The panel members were Fr. Albert Alejo, Msgr. Agustin Velez Ancajas, Fr. Reynaldo Villanoy Jr., and dean Carlos Magtolis Jr., a member of NCCA Committee on Historical Research. Fr. Roman Sagun Jr., who has done substantial work on Negros’ local history, graciously joined the panel.
Tribute to Tiempos
These special events also paid tribute to writers from the Visayas, a commendable mode of affirming their position in the national literary landscape.
In the session at Silliman University, Edilberto Tiempo and National Artist Edith Tiempo were fondly remembered by their former students, now notable writers: Ortega, Merlie Alunan,
Leoncio Deriada and Dominique Gerald Cimafranca.
Alunan, who gave the keynote speech, described the intellectual atmosphere in Silliman University during the 1960s-1970s, and the founding of the summer writers workshop. Declaring that “our age bears the marks of their work,” she called it “The Age of Tiempos.”
She observed that one of the fruits of the workshop was its reproduction in the southern regions of the country, particularly the Iyas Creative Writing Workshop in Bacolod and the Iligan National Writers Workshop.

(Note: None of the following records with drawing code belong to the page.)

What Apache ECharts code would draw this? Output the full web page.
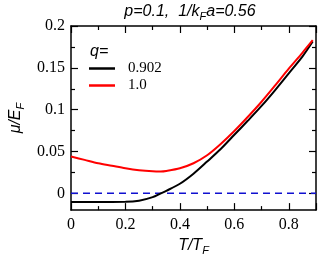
<!DOCTYPE html>
<html><head><meta charset="utf-8">
<script src="https://cdn.jsdelivr.net/npm/echarts@6/dist/echarts.min.js"></script>
<style>html,body{margin:0;padding:0;background:#fff}#c{width:319px;height:261px}</style>
</head><body><div id="c"></div>
<script>
// Data
const T_red   = [0, 0.05, 0.1, 0.15, 0.2, 0.25, 0.3, 0.33, 0.35, 0.4, 0.45, 0.5, 0.55, 0.6, 0.65, 0.7, 0.75, 0.8, 0.85, 0.888];
const mu_red  = [0.044, 0.040, 0.036, 0.033, 0.030, 0.0277, 0.0264, 0.0262, 0.0268, 0.030, 0.036, 0.0455, 0.059, 0.0745, 0.0915, 0.1095, 0.129, 0.149, 0.168, 0.183];
const T_black = [0, 0.1, 0.2, 0.25, 0.3, 0.33, 0.35, 0.4, 0.45, 0.5, 0.55, 0.6, 0.65, 0.7, 0.75, 0.8, 0.85, 0.888];
const mu_black= [-0.0102, -0.0102, -0.0101, -0.0088, -0.0045, 0, 0.003, 0.0115, 0.0235, 0.038, 0.053, 0.070, 0.087, 0.1045, 0.1235, 0.1435, 0.1635, 0.1815];
const T_zero  = [0, 0.9];
const mu_zero = [0, 0];
const legendNames = ['0.902', '1.0'];
const yMajor = [0, 0.05, 0.1, 0.15, 0.2];
const yMinor = [0.025, 0.075, 0.125, 0.175];

const pairs = (xs, ys) => xs.map((x, i) => [x, ys[i]]);
const serif = 'Liberation Serif';
const sans = 'Liberation Sans';
const richIt = {
  i: {fontFamily: sans, fontStyle: 'italic', fontWeight: 'normal', fontSize: 16, color: '#000'},
  s: {fontFamily: sans, fontStyle: 'italic', fontWeight: 'normal', fontSize: 11, color: '#000', padding: [9, 0, 0, 0]}
};

const baseX = {
  type: 'value', min: 0, max: 0.9, interval: 0.2,
  axisLine: {show: true, onZero: false, lineStyle: {color: '#000', width: 1.5}},
  axisTick: {show: true, inside: true, length: 7, lineStyle: {color: '#000', width: 1.2}},
  minorTick: {show: true, splitNumber: 2, length: 4, lineStyle: {color: '#000', width: 1.2}},
  splitLine: {show: false}, minorSplitLine: {show: false}
};
const baseY = (pos, vals, len, showLine, showLabel) => ({
  type: 'value', min: -0.02, max: 0.2, position: pos,
  axisLine: {show: showLine, onZero: false, lineStyle: {color: '#000', width: 1.5}},
  axisTick: {show: true, inside: true, length: len, customValues: vals, lineStyle: {color: '#000', width: 1.2}},
  axisLabel: showLabel ? {show: true, customValues: yMajor, fontFamily: serif, fontSize: 16, color: '#000', margin: 6,
      formatter: v => String(v)} : {show: false},
  splitLine: {show: false}
});

const chart = echarts.init(document.getElementById('c'), null, {renderer: 'canvas'});
chart.setOption({
  animation: false,
  backgroundColor: '#fff',
  grid: {left: 63, right: 3, top: 26, bottom: 47, containLabel: false},
  xAxis: [
    Object.assign({}, baseX, {position: 'bottom',
      name: '{i|T/T}{s|F}', nameLocation: 'middle', nameGap: 23,
      nameTextStyle: {rich: richIt},
      axisLabel: {show: true, fontFamily: serif, fontSize: 16, color: '#000', margin: 7, showMaxLabel: false}}),
    Object.assign({}, baseX, {position: 'top', axisLabel: {show: false}})
  ],
  yAxis: [
    Object.assign(baseY('left', yMajor, 7, true, true), {
      name: '{i|μ/E}{s|F}', nameLocation: 'middle', nameGap: 45, nameRotate: 90,
      nameTextStyle: {rich: richIt}}),
    baseY('left', yMinor, 4, false, false),
    baseY('right', yMajor, 7, true, false),
    baseY('right', yMinor, 4, false, false)
  ],
  legend: {
    orient: 'vertical', left: 89, top: 61, padding: 0, itemGap: 2,
    itemWidth: 26, itemHeight: 2.5, icon: 'rect',
    data: legendNames,
    textStyle: {fontFamily: serif, fontSize: 15, color: '#000', padding: [0, 0, 0, 8]}
  },
  graphic: [{
    type: 'text', left: 90, top: 44,
    style: {text: 'q=', font: 'italic 16px "Liberation Sans"', fill: '#000'}
  }, {
    type: 'text', x: 190, y: 2,
    style: {text: '{i|p=0.1,  1/k}{s|F}{i|a=0.56}', align: 'center', verticalAlign: 'top', rich: richIt}
  }],
  series: [
    {type: 'line', name: 'zero', data: pairs(T_zero, mu_zero), symbol: 'none',
     lineStyle: {color: '#1010d0', width: 1.5, type: [7, 5]}, z: 1},
    {type: 'line', name: legendNames[0], data: pairs(T_black, mu_black), symbol: 'none',
     smooth: 0.3, color: '#000', lineStyle: {color: '#000', width: 2}, z: 2},
    {type: 'line', name: legendNames[1], data: pairs(T_red, mu_red), symbol: 'none',
     smooth: 0.3, color: '#ff0000', lineStyle: {color: '#ff0000', width: 2}, z: 3}
  ]
});
</script></body></html>
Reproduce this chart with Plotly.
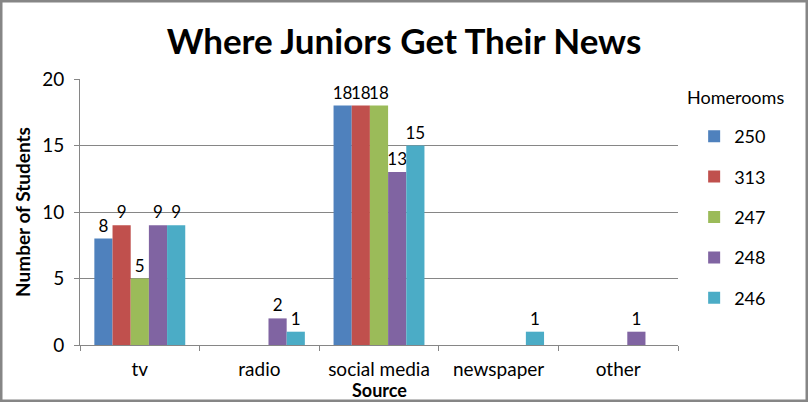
import plotly.graph_objects as go

categories = ["tv", "radio", "social media", "newspaper", "other"]
series_names = ["250", "313", "247", "248", "246"]
values_250 = [8, 0, 18, 0, 0]
values_313 = [9, 0, 18, 0, 0]
values_247 = [5, 0, 18, 0, 0]
values_248 = [9, 2, 13, 0, 1]
values_246 = [9, 1, 15, 1, 0]
colors = ["#4F81BD", "#C0504D", "#9BBB59", "#8064A2", "#4BACC6"]

all_values = [values_250, values_313, values_247, values_248, values_246]

FONT = "Lato"
pw, ph = 808 - 80 - 130, 402 - 79 - 57

fig = go.Figure()
for i, (name, vals) in enumerate(zip(series_names, all_values)):
    fig.add_trace(go.Bar(
        x=categories, y=vals, name=name,
        marker=dict(color=colors[i], line=dict(width=0)),
        text=[str(v) if v > 0 else "" for v in vals],
        textposition="outside",
        textfont=dict(family=FONT, size=17, color="#000000"),
        constraintext="none",
        cliponaxis=False,
        legendgroup="g%d" % i,
    ))

fig.update_layout(
    width=808, height=402,
    margin=dict(l=80, r=130, t=79, b=57),
    paper_bgcolor="white", plot_bgcolor="white",
    barmode="group", bargap=0.24, bargroupgap=0,
    font=dict(family=FONT, color="#000000"),
    title=dict(text="<b>Where Juniors Get Their News</b>", x=0.5, xanchor="center",
               y=0.895, yanchor="middle", yref="container",
               font=dict(family=FONT, size=35, color="#000000")),
    legend=dict(font=dict(family=FONT, size=18, color="#000000"),
                x=1.027, xanchor="left", y=(345 - 118) / ph, yanchor="top",
                tracegroupgap=14, bgcolor="rgba(0,0,0,0)"),
    xaxis=dict(
        tickfont=dict(family=FONT, size=19),
        showline=True, linecolor="#868686", linewidth=1,
        ticks="outside", ticklen=5, tickcolor="#868686", tickson="boundaries",
        ticklabelstandoff=7,
        showgrid=False,
    ),
    yaxis=dict(
        title=dict(text="<b>Number of Students</b>", font=dict(family=FONT, size=19), standoff=6),
        tickfont=dict(family=FONT, size=19),
        range=[0, 20], dtick=5,
        showline=True, linecolor="#868686", linewidth=1,
        ticks="outside", ticklen=5, tickcolor="#868686",
        ticklabelstandoff=6,
        showgrid=True, gridcolor="#868686", gridwidth=1,
        zeroline=False,
    ),
    annotations=[
        dict(text="<b>Source</b>", xref="paper", yref="paper", x=0.5, y=(345 - 390) / ph,
             xanchor="center", yanchor="middle", showarrow=False,
             font=dict(family=FONT, size=18, color="#000000")),
        dict(text="Homerooms", xref="paper", yref="paper", x=(685 - 80) / pw, y=(345 - 97) / ph,
             xanchor="left", yanchor="middle", showarrow=False,
             font=dict(family=FONT, size=18, color="#000000")),
    ],
)

# outer chart border
fig.add_shape(type="rect", xref="paper", yref="paper",
              x0=(1 - 80) / pw, x1=(807 - 80) / pw,
              y0=-(57 - 1) / ph, y1=1 + 78 / ph,
              line=dict(color="#868686", width=3), fillcolor="rgba(0,0,0,0)", layer="above")

fig.write_html("out.html", config={"displayModeBar": False},
               post_script="document.body.style.margin='0';document.body.style.overflow='hidden';")
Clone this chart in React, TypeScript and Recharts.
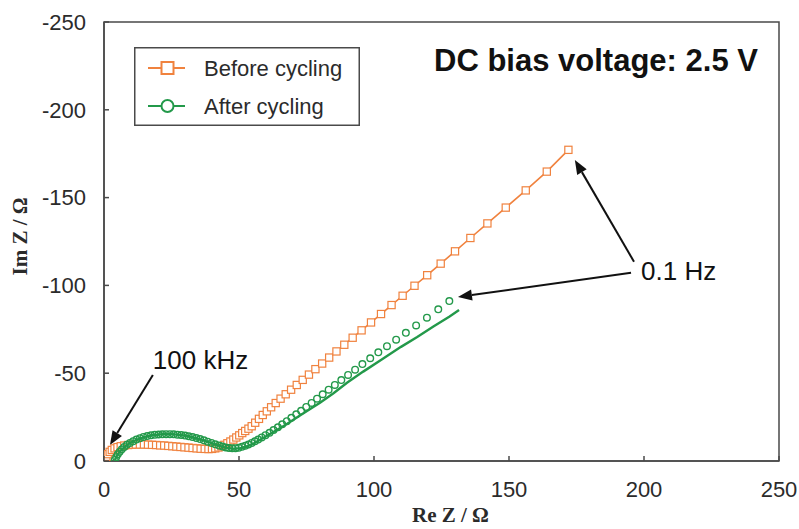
import React from 'react';
import {
  ScatterChart,
  Scatter,
  XAxis,
  YAxis,
  ReferenceArea,
  ReferenceLine,
  ReferenceDot,
  Legend,
  Label,
} from 'recharts';

// Nyquist data, Re Z / Ω and Im Z / Ω
const beforeReZ = [
  0.5, 0.9, 1.4, 2.1, 2.9, 3.9, 5.0, 6.2, 7.5, 8.9, 10.3, 11.8, 13.3, 14.8, 16.3, 17.8, 19.3, 20.8,
  22.3, 23.8, 25.3, 26.8, 28.3, 29.8, 31.3, 32.8, 34.3, 35.8, 37.3, 38.7, 40.0, 41.2, 42.4, 43.5,
  44.6, 45.7, 46.8, 47.9, 49.0, 50.1, 51.2, 52.3, 53.5, 54.7, 56.0, 57.4, 58.8, 60.3, 61.9, 63.6,
  65.4, 67.3, 69.3, 71.4, 73.6, 75.9, 78.3, 80.8, 83.4, 86.1, 89.0, 92.1, 95.4, 98.9, 102.6, 106.5,
  110.6, 115.0, 119.7, 124.7, 130.0, 135.7, 142.0, 148.8, 156.2, 164.0, 172.0,
];
const beforeImZ = [
  -0.8, -2.4, -3.9, -5.2, -6.3, -7.2, -7.9, -8.4, -8.8, -9.1, -9.3, -9.4, -9.4, -9.4, -9.3, -9.2,
  -9.1, -8.9, -8.8, -8.6, -8.4, -8.2, -8.0, -7.8, -7.6, -7.4, -7.2, -7.0, -6.9, -6.8, -6.9, -7.2,
  -7.7, -8.4, -9.2, -10.1, -11.1, -12.2, -13.4, -14.6, -15.9, -17.1, -18.4, -19.8, -21.8, -24.0,
  -26.2, -28.3, -30.6, -33.0, -35.5, -38.0, -40.6, -43.3, -46.2, -49.2, -52.3, -55.5, -58.9, -62.4,
  -66.2, -70.2, -74.4, -78.9, -83.7, -88.8, -94.1, -99.8, -105.8, -112.4, -119.4, -127.0, -135.3,
  -144.3, -154.1, -164.8, -177.2,
];

const afterReZ = [
  4.0, 4.5, 5.1, 5.8, 6.6, 7.5, 8.5, 9.6, 10.8, 12.0, 13.3, 14.6, 16.0, 17.4, 18.8, 20.2, 21.6,
  23.0, 24.4, 25.8, 27.2, 28.6, 30.0, 31.4, 32.8, 34.2, 35.6, 37.0, 38.4, 39.8, 41.2, 42.6, 43.9,
  45.1, 46.3, 47.5, 48.7, 49.9, 51.1, 52.3, 53.5, 54.7, 55.9, 57.1, 58.4, 59.8, 61.3, 62.8, 64.4,
  66.0, 67.7, 69.4, 71.2, 73.0, 74.9, 76.9, 78.9, 81.0, 83.2, 85.5, 87.9, 90.4, 93.0, 95.7, 98.6,
  101.6, 104.8, 108.2, 111.8, 115.6, 119.6, 123.8, 127.9,
];
const afterImZ = [
  -0.6, -2.2, -3.8, -5.3, -6.7, -8.0, -9.2, -10.3, -11.3, -12.2, -13.0, -13.7, -14.2, -14.6, -14.9,
  -15.1, -15.2, -15.3, -15.3, -15.2, -15.0, -14.8, -14.5, -14.1, -13.6, -13.1, -12.5, -11.8, -11.0,
  -10.3, -9.5, -8.8, -8.2, -7.7, -7.4, -7.2, -7.3, -7.6, -8.1, -8.7, -9.4, -10.3, -11.2, -12.2,
  -13.4, -14.7, -16.1, -17.6, -19.2, -20.9, -22.7, -24.6, -26.6, -28.6, -30.8, -33.1, -35.5, -38.0,
  -40.6, -43.3, -46.1, -49.0, -52.0, -55.2, -58.5, -61.9, -65.4, -69.1, -73.0, -77.2, -81.6, -86.4,
  -91.1,
];

// fitted curve for the cycled cell
const afterFitReZ = [
  4.0, 4.8, 6.0, 7.6, 9.6, 12.0, 14.8, 18.0, 21.5, 25.0, 28.5, 32.0, 35.5, 38.8, 42.0, 45.0, 47.8,
  50.5, 53.0, 55.5, 58.0, 61.0, 64.0, 67.0, 70.0, 73.0, 76.5, 80.0, 85.0, 90.0, 96.0, 103.0, 110.0,
  116.0, 122.0, 128.0, 131.5,
];
const afterFitImZ = [
  -0.5, -3.0, -5.6, -8.0, -10.2, -12.1, -13.6, -14.7, -15.2, -15.3, -14.8, -13.8, -12.4, -10.7,
  -9.0, -7.6, -7.0, -7.3, -8.4, -10.1, -12.2, -14.9, -17.6, -20.4, -23.4, -26.4, -29.8, -33.2,
  -38.6, -44.6, -50.9, -57.9, -65.0, -70.6, -76.6, -82.3, -86.0,
];

const xTicks = [0, 50, 100, 150, 200, 250];
const yTicks = [0, -50, -100, -150, -200, -250];
const seriesNames = ['Before cycling', 'After cycling'];

const toRows = (re: number[], im: number[]) => re.map((x, i) => ({ x, y: im[i] }));
const beforeRows = toRows(beforeReZ, beforeImZ);
const afterRows = toRows(afterReZ, afterImZ);
const afterFitRows = toRows(afterFitReZ, afterFitImZ);

const ORANGE = '#F0823E';
const GREEN = '#23994A';
const AXIS = '#4a4a4a';
const TEXT = '#2b2b2b';
const SANS = '"Liberation Sans", Arial, sans-serif';
const SERIF = '"Liberation Serif", "Times New Roman", serif';

const SquareMarker = (p: any) => (
  <rect x={p.cx - 3.6} y={p.cy - 3.6} width={7.2} height={7.2} fill="#fff" stroke={ORANGE} strokeWidth={1.2} />
);
const CircleMarker = (p: any) => (
  <circle cx={p.cx} cy={p.cy} r={3.3} fill="none" stroke={GREEN} strokeWidth={1.4} />
);
const NoMarker = () => <g />;

// inward tick marks, labels outside the frame
const YTick = (p: any) => (
  <g>
    <line x1={p.x + 18} x2={p.x + 23} y1={p.y} y2={p.y} stroke={AXIS} strokeWidth={1.5} />
    <text x={p.x} y={p.y} dy="0.35em" textAnchor="end" fontFamily={SANS} fontSize={22} fill={TEXT}>
      {p.payload.value}
    </text>
  </g>
);
const XTick = (p: any) => (
  <g>
    <line x1={p.x} x2={p.x} y1={p.y - 20} y2={p.y - 25} stroke={AXIS} strokeWidth={1.5} />
    <text x={p.x} y={p.y} dy="0.71em" textAnchor="middle" fontFamily={SANS} fontSize={22} fill={TEXT}>
      {p.payload.value}
    </text>
  </g>
);

const XTitle = (p: any) => {
  const vb = p.viewBox || { x: 104, y: 461, width: 675, height: 68 };
  return (
    <text x={vb.x + vb.width / 2 + 9} y={vb.y + 61} textAnchor="middle" fontFamily={SERIF} fontWeight="bold" fontSize={21} fill={TEXT}>
      Re Z / Ω
    </text>
  );
};
const YTitle = (p: any) => {
  const vb = p.viewBox || { x: 0, y: 22, width: 104, height: 439 };
  const cx = vb.x + 20;
  const cy = vb.y + vb.height / 2 - 5;
  return (
    <text x={cx} y={cy} transform={`rotate(-90 ${cx} ${cy})`} textAnchor="middle" dominantBaseline="central" fontFamily={SERIF} fontWeight="bold" fontSize={21} fill={TEXT}>
      Im Z / Ω
    </text>
  );
};

const Arrow = (p: any) => {
  const { x1, y1, x2, y2 } = p;
  const a = Math.atan2(y2 - y1, x2 - x1);
  const L = 14;
  const W = 5.5;
  const bx = x2 - L * Math.cos(a);
  const by = y2 - L * Math.sin(a);
  const pts = `${x2},${y2} ${bx - W * Math.sin(a)},${by + W * Math.cos(a)} ${bx + W * Math.sin(a)},${by - W * Math.cos(a)}`;
  return (
    <g>
      <line x1={x1} y1={y1} x2={bx} y2={by} stroke="#111" strokeWidth={2} />
      <polygon points={pts} fill="#111" />
    </g>
  );
};

const makeText = (label: string, size: number, anchor: string, weight = 'normal') => (p: any) => (
  <text x={p.cx} y={p.cy} textAnchor={anchor} fontFamily={SANS} fontSize={size} fontWeight={weight} fill="#111">
    {label}
  </text>
);

const LegendBox = () => (
  <svg width={226} height={79} style={{ display: 'block' }}>
    <rect x={0.75} y={0.75} width={224.5} height={77.5} fill="#fff" stroke={AXIS} strokeWidth={1.5} />
    <line x1={14} x2={51} y1={21} y2={21} stroke={ORANGE} strokeWidth={2} />
    <rect x={27.5} y={15} width={12} height={12} fill="#fff" stroke={ORANGE} strokeWidth={2} />
    <text x={70} y={21} dy="0.35em" fontFamily={SANS} fontSize={22} fill={TEXT}>{seriesNames[0]}</text>
    <line x1={14} x2={51} y1={59} y2={59} stroke={GREEN} strokeWidth={2} />
    <circle cx={33.5} cy={59} r={6} fill="#fff" stroke={GREEN} strokeWidth={2} />
    <text x={70} y={59} dy="0.35em" fontFamily={SANS} fontSize={22} fill={TEXT}>{seriesNames[1]}</text>
  </svg>
);

export default function App() {
  return (
    <div style={{ position: 'absolute', left: 0, top: 0, background: '#fff' }}>
      <ScatterChart width={799} height={529} margin={{ top: 22, right: 20, left: 0, bottom: 0 }}>
        <XAxis
          type="number"
          dataKey="x"
          domain={[0, 250]}
          ticks={xTicks}
          tick={XTick}
          tickLine={false}
          tickSize={0}
          tickMargin={20}
          height={68}
          allowDataOverflow
          axisLine={{ stroke: AXIS, strokeWidth: 1.5 }}
        >
          <Label content={XTitle} />
        </XAxis>
        <YAxis
          type="number"
          dataKey="y"
          domain={[-250, 0]}
          reversed
          ticks={yTicks}
          tick={YTick}
          tickLine={false}
          tickSize={0}
          tickMargin={18}
          width={104}
          allowDataOverflow
          axisLine={{ stroke: AXIS, strokeWidth: 1.5 }}
        >
          <Label content={YTitle} />
        </YAxis>
        <ReferenceArea x1={0} x2={250} y1={-250} y2={0} fill="none" stroke={AXIS} strokeWidth={1.5} />

        <Scatter
          name={seriesNames[0]}
          data={beforeRows}
          line={{ stroke: ORANGE, strokeWidth: 1.6 }}
          shape={SquareMarker}
          isAnimationActive={false}
        />
        <Scatter
          name="fit"
          data={afterFitRows}
          line={{ stroke: GREEN, strokeWidth: 2.4 }}
          shape={NoMarker}
          legendType="none"
          isAnimationActive={false}
        />
        <Scatter
          name={seriesNames[1]}
          data={afterRows}
          shape={CircleMarker}
          isAnimationActive={false}
        />

        <ReferenceLine segment={[{ x: 18.1, y: -49 }, { x: 2.2, y: -9.1 }]} shape={Arrow} />
        <ReferenceLine segment={[{ x: 196.3, y: -113.5 }, { x: 174.4, y: -171.4 }]} shape={Arrow} />
        <ReferenceLine segment={[{ x: 195.2, y: -107.2 }, { x: 131.1, y: -93.4 }]} shape={Arrow} />
        <ReferenceDot x={18.1} y={-52.5} r={0} shape={makeText('100 kHz', 26, 'start')} />
        <ReferenceDot x={198.9} y={-103} r={0} shape={makeText('0.1 Hz', 26, 'start')} />
        <ReferenceDot x={242.2} y={-222} r={0} shape={makeText('DC bias voltage: 2.5 V', 31, 'end', 'bold')} />

        <Legend
          layout="vertical"
          align="center"
          verticalAlign="middle"
          content={LegendBox}
          wrapperStyle={{ left: 134, top: 47, width: 226, height: 79 }}
        />
      </ScatterChart>
    </div>
  );
}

Myrna Peña-Reyes enlightened the audience with her engaging presentation on little-known poet Dumaguete-born Artemio Tadena (1939-1977) at the panel held in Foundation University. This was reinforced with astute insights on Tadena’s work by poets Cesar Ruiz Aquino and Francis Macansantos. Peña-Reyes mused: “Had Tadena lived, he would have moved to the realm of epic.”
In the ensuing panel in St. Paul University of Dumaguete, Erlinda Alburo and Deriada discussed the works of Palanca Hall of Fame playwright Elsa Martinez Coscolluela and fictionist Bobby Flores Villasis, respectively.
This year’s Taboan was studded with rite and pomp, augmenting the PAF’s theme of “Celebrating Icons.”
The opening ceremonies began with a parade of writers and delegates, and cultural performances by Buglasayaw of Foundation University; SPUD Handuraw Dance Troupe; the rondalla of the Municipality of Dauin; and Norsu Kabilin Dance Troupe.
NCCA chair Felipe M. de Leon Jr. gave the opening remarks.
The culminating pageant was the grand Taboan Awards. Established in 2010, this honor is given to writers who have significantly contributed to the development of language and literature in their region.
The 2013 Taboan awardees were: Aquino, Fr. Paolo Maria Diosdado Casurao, Erma Cuizon, Lamberto Ceballos, Marjorie Evasco, Maria Luisa Defante-Gilbratar, Alice Tan-Gonzales, Ernesto Lariosa, Rosario Cruz Lucero and Victorio Sugbo.
Taboan 2013 also launched the Taboan Lifetime Achievement Awards. Recipients were undoubtedly stalwarts of Philippine literature: Cirilo F. Bautista, Cruz, Deriada, Mojares, Elmer Ordoñez and Lumbera.
The finale was delightfully encapsulated with bold, stirring performances of Southern Philippine poetry by the Ipag, titled “SugaTula” (Crossing Poetry), and a gentle concert of classical music and folk songs by the Tanjay City Youth Symphony Orchestra.